Her husband Alasdhair Willis, another product of the state system, says they are not sending their kids to a state school because there aren't any good ones in W11 where they live. I can't see why this is true. The Fox School in Kensington, with a big intake from the area, is garlanded by Ofsted as an "outstanding school... with exceptional qualities, marked by its high standards".
It also has a hugely mixed social intake and lots of children without English as a first language. I've no idea what is driving Stella and Alasdhair's choice but however good a school's results on paper, parents will often fret about variety in a school - where what matters is the structure and discipline to make it work.
The new generation of Tories are in a bind: so many are privately educated and their social set still errs on the side of sending Noah and Dido private. Not so easy if you're trying to avoid the charge of being a posh boy who doesn't understand the "squeezed middle".
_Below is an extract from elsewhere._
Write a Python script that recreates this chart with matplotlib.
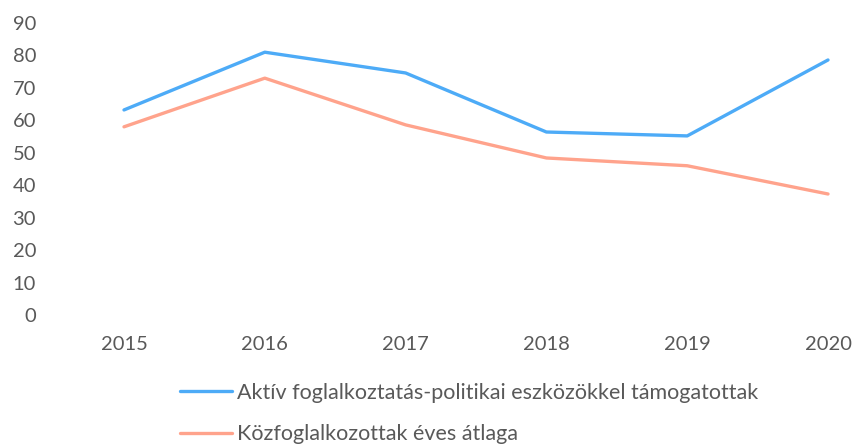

The favoured primary solution is Kensington's St Mary Abbots, where David andSamantha Cameron have sent their children. I guess, if we are being nosey, the Camerons don't live in the catchment area since moving to Downing Street, but they did when they applied.
The Goves also send their offspring there (very strict about homework, I hear) and the parental profile is as boho-posh as you can get in the state sector. The school gates throng with the children of film-makers, architects, journalists who are prepared to live in shoe boxes and worship on Sundays to qualify for a place.
The Camerons even attended a quiz night, shortly after the birth of their fourth child, to show that they're fully part of state school life: it was recently revealed that Dave is looking for an academy for his oldest child.
That's where the going gets tough. When a couple of children with posh first names drifted out of our state primary in year three, we held our nerve. But by the time it is years five and six and you've studied the criteria for the best academies and realised your children are the wrong faith, wrong academic band (more places available for the least able) or your garden gate is the wrong side of the cut-off, panic sets in and you start to squirrel St Cake's brochures underneath the sofa.
There is an alternative view: which is that it doesn't matter if the school isn't that good. A colleague told me the other day he took this view, not least because he and his siblings had succeeded despite some rubbish teachers and learned more at the kitchen table than they had at school.
I did point out this was unlikely to happen to our children, because like a lot of London professionals we work ridiculously hard and only arrive in the kitchen when they've dashed off their homework and we're too zonked to understand a verbal reasoning test.
True, you could rely on the new social mobility initiatives, which will mean clever children from state schools will have a better crack at the good universities and might well do better in the Oxbridge race than their well-spoken friends who went to the pricey day school. Still, it's a scary risk to take, because academic basics do matter.
That's why we stumble through the great middle-class education war zone in fear and hope - and wonder if the little blighters might one day show the slightest sign of appreciating what we went through for them.